Retype the material that follows, keeping every word as it is.

== Data block ==
* * * * * * *

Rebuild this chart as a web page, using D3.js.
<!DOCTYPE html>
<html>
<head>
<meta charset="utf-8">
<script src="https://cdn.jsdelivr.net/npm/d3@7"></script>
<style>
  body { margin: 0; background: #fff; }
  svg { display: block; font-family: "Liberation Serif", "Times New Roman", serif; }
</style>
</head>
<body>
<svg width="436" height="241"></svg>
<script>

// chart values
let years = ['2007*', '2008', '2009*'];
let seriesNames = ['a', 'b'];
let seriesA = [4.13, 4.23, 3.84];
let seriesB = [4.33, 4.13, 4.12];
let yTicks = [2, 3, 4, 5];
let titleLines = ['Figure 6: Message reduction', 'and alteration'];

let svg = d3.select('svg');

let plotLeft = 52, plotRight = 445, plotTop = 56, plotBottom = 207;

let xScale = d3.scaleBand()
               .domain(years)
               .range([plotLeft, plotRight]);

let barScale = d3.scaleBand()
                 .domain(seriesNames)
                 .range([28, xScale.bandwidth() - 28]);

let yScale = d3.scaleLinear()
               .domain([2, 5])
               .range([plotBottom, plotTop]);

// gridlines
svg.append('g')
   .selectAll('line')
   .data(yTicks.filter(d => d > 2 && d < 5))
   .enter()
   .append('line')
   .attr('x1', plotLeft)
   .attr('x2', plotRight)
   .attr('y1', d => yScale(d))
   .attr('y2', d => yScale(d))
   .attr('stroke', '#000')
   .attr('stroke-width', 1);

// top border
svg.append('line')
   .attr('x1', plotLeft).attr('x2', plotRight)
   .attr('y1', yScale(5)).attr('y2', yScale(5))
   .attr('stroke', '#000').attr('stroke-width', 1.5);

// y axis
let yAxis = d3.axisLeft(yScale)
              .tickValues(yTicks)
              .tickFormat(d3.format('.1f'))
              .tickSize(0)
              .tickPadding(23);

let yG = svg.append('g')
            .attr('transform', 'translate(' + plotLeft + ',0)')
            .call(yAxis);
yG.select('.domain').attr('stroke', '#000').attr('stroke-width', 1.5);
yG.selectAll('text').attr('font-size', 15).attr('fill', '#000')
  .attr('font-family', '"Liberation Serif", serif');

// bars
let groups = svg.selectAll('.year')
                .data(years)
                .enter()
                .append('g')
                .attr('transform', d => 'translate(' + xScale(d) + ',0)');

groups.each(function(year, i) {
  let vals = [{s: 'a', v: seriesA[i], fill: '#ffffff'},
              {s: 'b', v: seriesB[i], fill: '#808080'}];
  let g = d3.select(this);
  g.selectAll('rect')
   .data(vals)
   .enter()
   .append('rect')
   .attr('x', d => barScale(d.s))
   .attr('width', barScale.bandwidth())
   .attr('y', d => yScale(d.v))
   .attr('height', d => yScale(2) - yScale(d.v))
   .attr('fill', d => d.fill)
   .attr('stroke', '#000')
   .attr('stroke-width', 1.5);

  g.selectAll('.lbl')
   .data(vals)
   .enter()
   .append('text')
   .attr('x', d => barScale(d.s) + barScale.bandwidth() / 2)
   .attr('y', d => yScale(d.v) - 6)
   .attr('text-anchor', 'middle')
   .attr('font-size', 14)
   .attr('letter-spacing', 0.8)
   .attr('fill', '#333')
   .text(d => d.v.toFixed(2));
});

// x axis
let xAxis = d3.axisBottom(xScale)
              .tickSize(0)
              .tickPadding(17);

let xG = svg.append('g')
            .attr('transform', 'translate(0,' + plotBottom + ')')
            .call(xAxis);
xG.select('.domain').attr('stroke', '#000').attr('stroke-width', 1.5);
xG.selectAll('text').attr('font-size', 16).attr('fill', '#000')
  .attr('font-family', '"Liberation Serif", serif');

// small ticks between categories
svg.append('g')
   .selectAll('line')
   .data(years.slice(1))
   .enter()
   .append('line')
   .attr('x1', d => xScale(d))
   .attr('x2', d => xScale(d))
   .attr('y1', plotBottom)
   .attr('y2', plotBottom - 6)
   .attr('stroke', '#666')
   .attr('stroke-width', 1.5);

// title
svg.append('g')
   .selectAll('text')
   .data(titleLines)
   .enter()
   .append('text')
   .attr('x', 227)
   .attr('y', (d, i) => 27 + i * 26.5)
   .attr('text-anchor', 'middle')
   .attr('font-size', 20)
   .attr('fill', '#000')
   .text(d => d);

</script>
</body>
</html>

* * * * * * *

== Correct answer ==
Rebuild this chart as a web page, using D3.js.
<!DOCTYPE html>
<html>
<head>
<meta charset="utf-8">
<script src="https://cdn.jsdelivr.net/npm/d3@7"></script>
<style>
  body { margin: 0; background: #fff; }
  svg { display: block; font-family: "Liberation Serif", "Times New Roman", serif; }
</style>
</head>
<body>
<svg width="436" height="241"></svg>
<script>

// chart values
let years = ['2007*', '2008', '2009*'];
let seriesNames = ['a', 'b'];
let seriesA = [4.13, 4.23, 3.84];
let seriesB = [4.33, 4.13, 4.12];
let yTicks = [2, 3, 4, 5];
let titleLines = ['Figure 6: Message reduction', 'and alteration'];

let svg = d3.select('svg');

let plotLeft = 52, plotRight = 445, plotTop = 56, plotBottom = 207;

let xScale = d3.scaleBand()
               .domain(years)
               .range([plotLeft, plotRight]);

let barScale = d3.scaleBand()
                 .domain(seriesNames)
                 .range([28, xScale.bandwidth() - 28]);

let yScale = d3.scaleLinear()
               .domain([2, 5])
               .range([plotBottom, plotTop]);

// gridlines
svg.append('g')
   .selectAll('line')
   .data(yTicks.filter(d => d > 2 && d < 5))
   .enter()
   .append('line')
   .attr('x1', plotLeft)
   .attr('x2', plotRight)
   .attr('y1', d => yScale(d))
   .attr('y2', d => yScale(d))
   .attr('stroke', '#000')
   .attr('stroke-width', 1);

// top border
svg.append('line')
   .attr('x1', plotLeft).attr('x2', plotRight)
   .attr('y1', yScale(5)).attr('y2', yScale(5))
   .attr('stroke', '#000').attr('stroke-width', 1.5);

// y axis
let yAxis = d3.axisLeft(yScale)
              .tickValues(yTicks)
              .tickFormat(d3.format('.1f'))
              .tickSize(0)
              .tickPadding(23);

let yG = svg.append('g')
            .attr('transform', 'translate(' + plotLeft + ',0)')
            .call(yAxis);
yG.select('.domain').attr('stroke', '#000').attr('stroke-width', 1.5);
yG.selectAll('text').attr('font-size', 15).attr('fill', '#000')
  .attr('font-family', '"Liberation Serif", serif');

// bars
let groups = svg.selectAll('.year')
                .data(years)
                .enter()
                .append('g')
                .attr('transform', d => 'translate(' + xScale(d) + ',0)');

groups.each(function(year, i) {
  let vals = [{s: 'a', v: seriesA[i], fill: '#ffffff'},
              {s: 'b', v: seriesB[i], fill: '#808080'}];
  let g = d3.select(this);
  g.selectAll('rect')
   .data(vals)
   .enter()
   .append('rect')
   .attr('x', d => barScale(d.s))
   .attr('width', barScale.bandwidth())
   .attr('y', d => yScale(d.v))
   .attr('height', d => yScale(2) - yScale(d.v))
   .attr('fill', d => d.fill)
   .attr('stroke', '#000')
   .attr('stroke-width', 1.5);

  g.selectAll('.lbl')
   .data(vals)
   .enter()
   .append('text')
   .attr('x', d => barScale(d.s) + barScale.bandwidth() / 2)
   .attr('y', d => yScale(d.v) - 6)
   .attr('text-anchor', 'middle')
   .attr('font-size', 14)
   .attr('letter-spacing', 0.8)
   .attr('fill', '#333')
   .text(d => d.v.toFixed(2));
});

// x axis
let xAxis = d3.axisBottom(xScale)
              .tickSize(0)
              .tickPadding(17);

let xG = svg.append('g')
            .attr('transform', 'translate(0,' + plotBottom + ')')
            .call(xAxis);
xG.select('.domain').attr('stroke', '#000').attr('stroke-width', 1.5);
xG.selectAll('text').attr('font-size', 16).attr('fill', '#000')
  .attr('font-family', '"Liberation Serif", serif');

// small ticks between categories
svg.append('g')
   .selectAll('line')
   .data(years.slice(1))
   .enter()
   .append('line')
   .attr('x1', d => xScale(d))
   .attr('x2', d => xScale(d))
   .attr('y1', plotBottom)
   .attr('y2', plotBottom - 6)
   .attr('stroke', '#666')
   .attr('stroke-width', 1.5);

// title
svg.append('g')
   .selectAll('text')
   .data(titleLines)
   .enter()
   .append('text')
   .attr('x', 227)
   .attr('y', (d, i) => 27 + i * 26.5)
   .attr('text-anchor', 'middle')
   .attr('font-size', 20)
   .attr('fill', '#000')
   .text(d => d);

</script>
</body>
</html>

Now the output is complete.